Les musulmans du monde entier célèbrent le Ramadan ce vendredi 21 avril 2023. Mais à Khartoum, la capitale du Soudan, les croyants d’Allah vivent ce jour spécial avec craintes et panique. La pression diplomatique s’intensifie pour mettre fin aux combats au Soudan qui ont fait plus de 300 morts. L’ONU, les États-Unis et d’autres pays ont fait pression pour une trêve de trois jours pour marquer la fête musulmane de l’Aïd al-Fitr. Qu’y a-t-il derrière ce combat ?
Depuis samedi, de violents affrontements entre les Forces armées soudanaises (SAF) et les Forces paramilitaires de soutien rapide (RSF) font rage dans la capitale Khartoum et dans d’autres zones stratégiques du pays. Bien qu’on ne sache pas qui a initié les combats, la situation amène le chef de facto du Soudan, le général Abdel Fattah al-Burhan, des SAF, à s’affronter directement avec son adjoint, le général des RSF Mohamed Hamdan Dagalo, également surnommé « Hemetti .”
Les deux dirigeants avaient auparavant travaillé ensemble, renversant le régime d’al-Bashir en 2019 et orchestrant un coup d’État militaire en octobre 2021 qui a destitué le Premier ministre civil et le cabinet et suspendu la constitution. Mais après que les SAF, les RSF et les dirigeants politiques civils se soient mis d’accord sur un nouveau cadre pour une transition démocratique en décembre, des questions ont émergé sur la manière dont les RSF seraient intégrées dans les SAF, ainsi que sur qui assumerait la direction de l’armée nouvellement consolidée.
Les négociations pour résoudre les problèmes sont au point mort et les tensions ont rapidement augmenté entre al-Burhan et Hemetti dans les semaines qui ont précédé les violences actuelles. Bien que les détails immédiats aient été difficiles à discerner, il est clair que les deux parties se battent pour le contrôle des principales institutions du pays, car les rapports indiquent qu’une grande partie des combats s’est concentrée autour d’endroits tels que le palais présidentiel, le quartier général militaire des SAF et l’aéroport de Khartoum.

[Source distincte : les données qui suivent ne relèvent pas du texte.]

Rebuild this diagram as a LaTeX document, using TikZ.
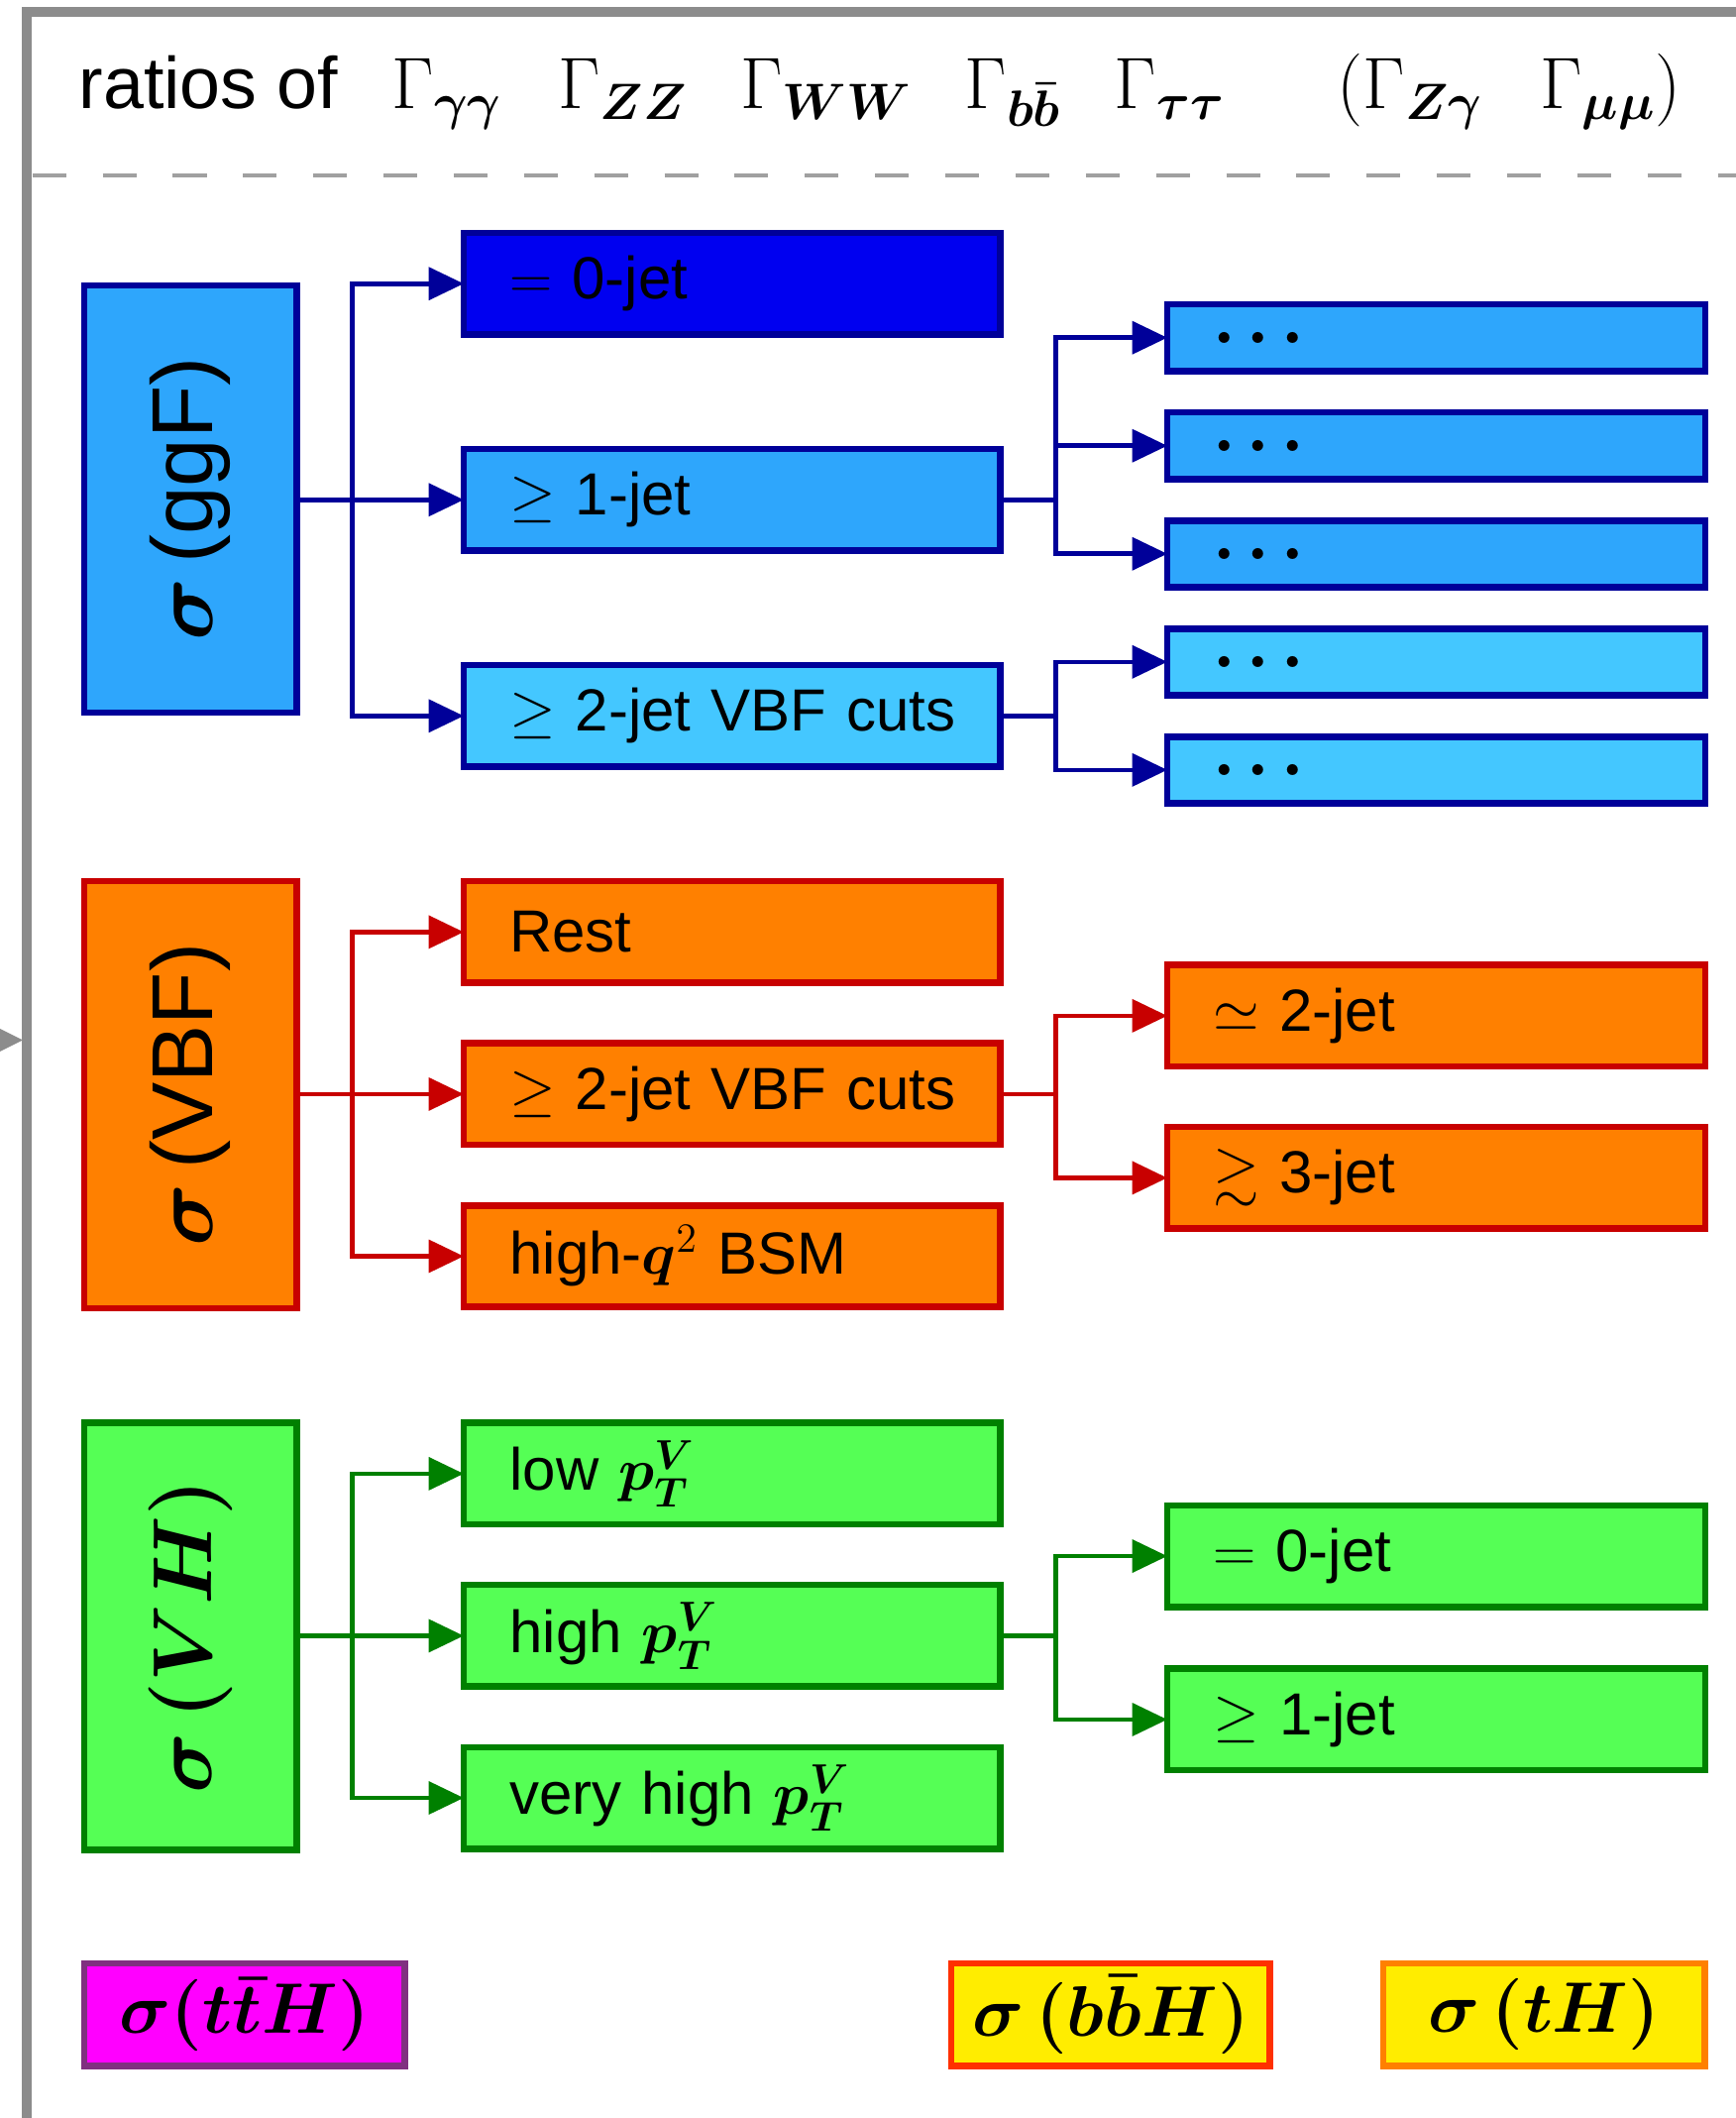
\RequirePackage{fix-cm}
\documentclass[tikz,border=0pt]{standalone}
\usepackage{amsmath,amssymb,bm}
\usepackage[no-math]{fontspec}
\setmainfont{Liberation Sans}
\usetikzlibrary{arrows.meta}
\definecolor{navy}{RGB}{0,0,153}
\definecolor{ggfblue}{RGB}{46,166,252}
\definecolor{zerojet}{RGB}{0,0,240}
\definecolor{cyanb}{RGB}{68,199,255}
\definecolor{orangef}{RGB}{255,128,0}
\definecolor{redb}{RGB}{200,0,0}
\definecolor{greenf}{RGB}{85,255,85}
\definecolor{greenb}{RGB}{0,128,0}
\definecolor{magf}{RGB}{255,0,255}
\definecolor{purb}{RGB}{128,48,128}
\definecolor{yelf}{RGB}{255,237,0}
\definecolor{bbhb}{RGB}{255,48,0}
\definecolor{thb}{RGB}{255,128,0}
\definecolor{framegray}{RGB}{140,140,140}
\definecolor{dashgray}{RGB}{160,160,160}
\newcommand\bdots{$\bm{\ldotp\ldotp\ldotp}$}
\begin{document}
\begin{tikzpicture}[x=0.5pt,y=-0.5pt,
  box/.style={draw, line width=2.4pt, outer sep=0pt, anchor=north west, inner xsep=17pt, inner ysep=0pt,
    align=left, font=\fontsize{22}{26}\selectfont},
  wide/.style={box, minimum width=198.6pt, text width=164.6pt},
  rwide/.style={box, minimum width=199.1pt, text width=165.1pt},
  tall/.style={minimum height=37.6pt},
  short/.style={minimum height=24.6pt},
  dots/.style={font=\fontsize{26}{30}\selectfont},
  side/.style={draw, line width=2.4pt, outer sep=0pt, anchor=north west, minimum width=78.6pt,
    minimum height=158pt, inner sep=0pt, font=\fontsize{32}{36}\selectfont},
  bottombox/.style={draw, line width=2.4pt, outer sep=0pt, anchor=north west, minimum height=38pt,
    inner sep=0pt, font=\fontsize{26.5}{30}\selectfont},
  arr/.style={line width=1.7pt, -{Triangle[length=13pt,width=12pt]}},
  ln/.style={line width=1.7pt}]
\useasboundingbox (0,0) rectangle (1285,1568);

% frame
\coordinate (fb) at (20,1580);
\coordinate (fc) at (20,9);
\coordinate (fr) at (1300,9);
\draw[framegray, line width=3.7pt] (fb) -- (fc) -- (fr);
\coordinate (dl) at (24,130);
\coordinate (dr) at (1300,130);
\draw[dashgray, line width=1.3pt, dash pattern=on 12.5pt off 13.5pt] (dl) -- (dr);
\coordinate (ein) at (-30,770);
\coordinate (eout) at (17,770);
\draw[framegray, line width=1.5pt, -{Triangle[length=8.5pt,width=8pt]}] (ein) -- (eout);

% header
\node[anchor=base west, inner sep=0pt, font=\fontsize{27}{32}\selectfont] (head) at (58,80)
 {\makebox[116pt][l]{ratios of}%
  \makebox[61.5pt][l]{$\Gamma_{\bm{\gamma\gamma}}$}%
  \makebox[67.5pt][l]{$\Gamma_{\bm{ZZ}}$}%
  \makebox[83pt][l]{$\Gamma_{\bm{WW}}$}%
  \makebox[55.5pt][l]{$\Gamma_{\bm{b\bar b}}$}%
  \makebox[82.5pt][l]{$\Gamma_{\bm{\tau\tau}}$}%
  \makebox[75pt][l]{$(\Gamma_{\bm{Z\gamma}}$}%
  $\Gamma_{\bm{\mu\mu}})$};

% ggF
\node[side, fill=ggfblue, draw=navy] (ggF) at (62.4,211.4) {\rotatebox{90}{$\bm{\sigma}$\,(ggF)}};
\node[wide, tall, fill=zerojet, draw=navy] (g0) at (343.4,172.4) {$=$ 0-jet};
\node[wide, tall, fill=ggfblue, draw=navy] (g1) at (343.4,332.4) {$\geq$ 1-jet};
\node[wide, tall, fill=cyanb, draw=navy] (g2) at (343.4,492.4) {\mbox{$\geq$ 2-jet VBF cuts}};
\node[rwide, short, dots, fill=ggfblue, draw=navy] (r1) at (864.4,225.4) {\bdots};
\node[rwide, short, dots, fill=ggfblue, draw=navy] (r2) at (864.4,305.4) {\bdots};
\node[rwide, short, dots, fill=ggfblue, draw=navy] (r3) at (864.4,385.4) {\bdots};
\node[rwide, short, dots, fill=cyanb, draw=navy] (r4) at (864.4,465.4) {\bdots};
\node[rwide, short, dots, fill=cyanb, draw=navy] (r5) at (864.4,545.4) {\bdots};
\coordinate (jg) at (261,370);
\coordinate (kg) at (782,370);
\coordinate (kg2) at (782,530);
\begin{scope}[navy]
\draw[arr] (ggF.east |- g1.west) -- (g1.west);
\draw[arr] (jg) |- (g0.west);
\draw[arr] (jg) |- (g2.west);
\draw[ln] (g1.east) -- (kg);
\draw[arr] (kg) |- (r1.west);
\draw[arr] (kg) |- (r2.west);
\draw[arr] (kg) |- (r3.west);
\draw[ln] (g2.east) -- (kg2);
\draw[arr] (kg2) |- (r4.west);
\draw[arr] (kg2) |- (r5.west);
\end{scope}

% VBF
\node[side, fill=orangef, draw=redb] (vbf) at (62.4,652.4) {\rotatebox{90}{$\bm{\sigma}$\,(VBF)}};
\node[wide, tall, fill=orangef, draw=redb] (v0) at (343.4,652.4) {Rest};
\node[wide, tall, fill=orangef, draw=redb] (v1) at (343.4,772.4) {\mbox{$\geq$ 2-jet VBF cuts}};
\node[wide, tall, fill=orangef, draw=redb] (v2) at (343.4,892.4) {high-$\bm{q}^2$ BSM};
\node[rwide, tall, fill=orangef, draw=redb] (vr1) at (864.4,714.4) {$\simeq$ 2-jet};
\node[rwide, tall, fill=orangef, draw=redb] (vr2) at (864.4,834.4) {$\gtrsim$ 3-jet};
\coordinate (jv) at (261,810);
\coordinate (kv) at (782,810);
\begin{scope}[redb]
\draw[arr] (vbf.east |- v1.west) -- (v1.west);
\draw[arr] (jv) |- (v0.west);
\draw[arr] (jv) |- (v2.west);
\draw[ln] (v1.east) -- (kv);
\draw[arr] (kv) |- (vr1.west);
\draw[arr] (kv) |- (vr2.west);
\end{scope}

% VH
\node[side, fill=greenf, draw=greenb, font=\fontsize{31}{35}\selectfont] (vh) at (62.4,1053.4) {\rotatebox{90}{$\bm{\sigma\,(VH)}$}};
\node[wide, tall, fill=greenf, draw=greenb] (h0) at (343.4,1053.4) {low $\bm{p_T^V}$};
\node[wide, tall, fill=greenf, draw=greenb] (h1) at (343.4,1173.4) {high $\bm{p_T^V}$};
\node[wide, tall, fill=greenf, draw=greenb] (h2) at (343.4,1293.4) {very high $\bm{p_T^V}$};
\node[rwide, tall, fill=greenf, draw=greenb] (hr1) at (864.4,1114.4) {$=$ 0-jet};
\node[rwide, tall, fill=greenf, draw=greenb] (hr2) at (864.4,1235.4) {$\geq$ 1-jet};
\coordinate (jh) at (261,1211);
\coordinate (kh) at (782,1211);
\begin{scope}[greenb]
\draw[arr] (vh.east |- h1.west) -- (h1.west);
\draw[arr] (jh) |- (h0.west);
\draw[arr] (jh) |- (h2.west);
\draw[ln] (h1.east) -- (kh);
\draw[arr] (kh) |- (hr1.west);
\draw[arr] (kh) |- (hr2.west);
\end{scope}

% bottom
\node[bottombox, minimum width=118.6pt, fill=magf, draw=purb] (tth) at (62.4,1453.4) {$\bm{\sigma(t\bar{t}H)}$};
\node[bottombox, minimum width=118pt, fill=yelf, draw=bbhb] (bbh) at (704.4,1453.4) {$\bm{\sigma\,(b\bar{b}H)}$};
\node[bottombox, minimum width=119pt, fill=yelf, draw=thb] (th) at (1024.4,1453.4) {$\bm{\sigma\,(tH)}$};
\end{tikzpicture}
\end{document}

De nombreux pays de la région, ainsi que de grandes puissances comme les États-Unis, ont appelé à la fin des hostilités, et les efforts pour obtenir un cessez-le-feu sont en cours. Il y a encore une chance d’empêcher que la situation ne dégénère davantage. Mais même avec une médiation réussie, cette flambée de violence menace d’affaiblir la stabilité déjà fragile du Soudan, et pourrait également saper la paix dans la région élargie de la Corne de l’Afrique.
Une forme de combat sans précédent
Les combats sont différents de ce que le Soudan a connu dans le passé. Au cours des précédentes guerres civiles au Darfour, au Nil Bleu et au Kordofan méridional (monts Nouba), le gouvernement soudanais ou des groupes paramilitaires ont combattu des mouvements de résistance armée. Aujourd’hui, les SAF combattent une force paramilitaire créée par le régime Bashir. Le RSF n’est pas un groupe «rebelle» – il est reconnu par la loi et a été développé, toléré et soutenu comme un instrument du pouvoir de l’État, ce qui rend la situation beaucoup plus compliquée.
Cela ne change pas le risque de pertes civiles ni ne modifie les chances qu’une guerre se propage à travers le pays. Les médias ont déjà confirmé que la violence s’est propagée à d’autres régions du Soudan, notamment Kassala, Gedaref et Port Soudan à l’est et le Darfour à l’ouest.
Réactions internationales et régionales
Une déclaration commune du “Quad pour le Soudan” (États-Unis, Royaume-Uni, Émirats arabes unis et Arabie saoudite) fait écho aux appels au calme lancés par chaque pays individuellement. Le secrétaire général de l’ONU, António Guterres, a publié une déclaration et lancé des appels à al-Burhan et Hemetti.
L’inquiétude internationale face à cette escalade de la situation a même réussi à l’emporter sur la concurrence mondiale entre les États-Unis et la Chine et les tensions liées à la guerre en Ukraine, le Conseil de sécurité de l’ONU appelant à cesser immédiatement les hostilités, à rétablir le calme et à reprendre les négociations.
Un communiqué de l’armée soudanaise a indiqué que le général Burhan avait reçu des appels des dirigeants turc, sud-soudanais et éthiopien, ainsi que de M. Blinken et des ministres des Affaires étrangères saoudien et qatari.
D’éminents dirigeants, dont l’ancien président Mbeki, ont ajouté leurs voix appelant à une fin rapide de la violence. L’ancien Premier ministre Hamdok a, pour sa part lancé un appel similaire et a mis en garde contre le risque d’une guerre régionale.